Samples told lawmakers Wednesday the number of children in foster care in West Virginia has increased by 67 percent since 2013. The increase nationally during that period of time has been 11 percent. Twenty-eight percent of children in care are teenagers. More than 80 percent of kids in foster care are child/neglect abuse cases involving drugs.

Most of of the runaways are boys between the ages of 13 and 17 who have been placed in group homes or emergency shelters for foster children. Fewer of the runaways are actually from foster care families.

Samples said most of the runaways return to their homes where they had been previously removed.

“Children with bad parents still love their parents and that’s who they run to,” Samples said. “Oftentimes we’ll find that parents may not be the most forthcoming about a child being there.”

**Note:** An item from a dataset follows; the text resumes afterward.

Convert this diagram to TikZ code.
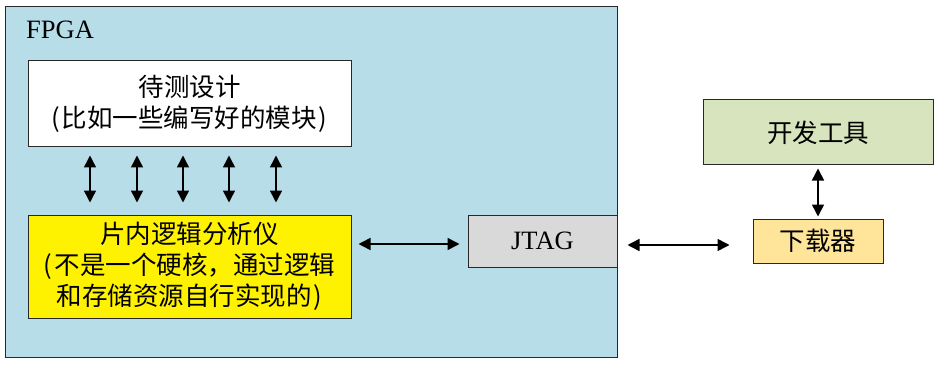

Samples said when a child runs from a group residential, emergency shelter, or child placing agency, providers must report to law enforcement and the DHHR immediately. If the child runs from a kinship/relative home the assigned caseworker is most often the individual notified. Samples said it adds to the busy load the caseworker already carries.

“This takes time,” he said.

Samples said the DHHR will work with other state agencies and stakeholder groups to develop recommendations for the legislature to consider including:

–Identify policy, system, and practice gaps that impede appropriate data collection and sharing with proposed solutions.

–Assess and propose solution for dedicated resources to finding missing children.

–Develop recommendations that will prevent runaway events from institutional care, ranging from temporary locks, alarm systems, staffing patterns, and supports for the child to get at the core of their desire to elope.

Samples said the health and safety of the children is the top priority.

“Having this number of runaways from state custody, the percentages are just outrageous, it’s something we are committed to finding solutions to,” Samples said.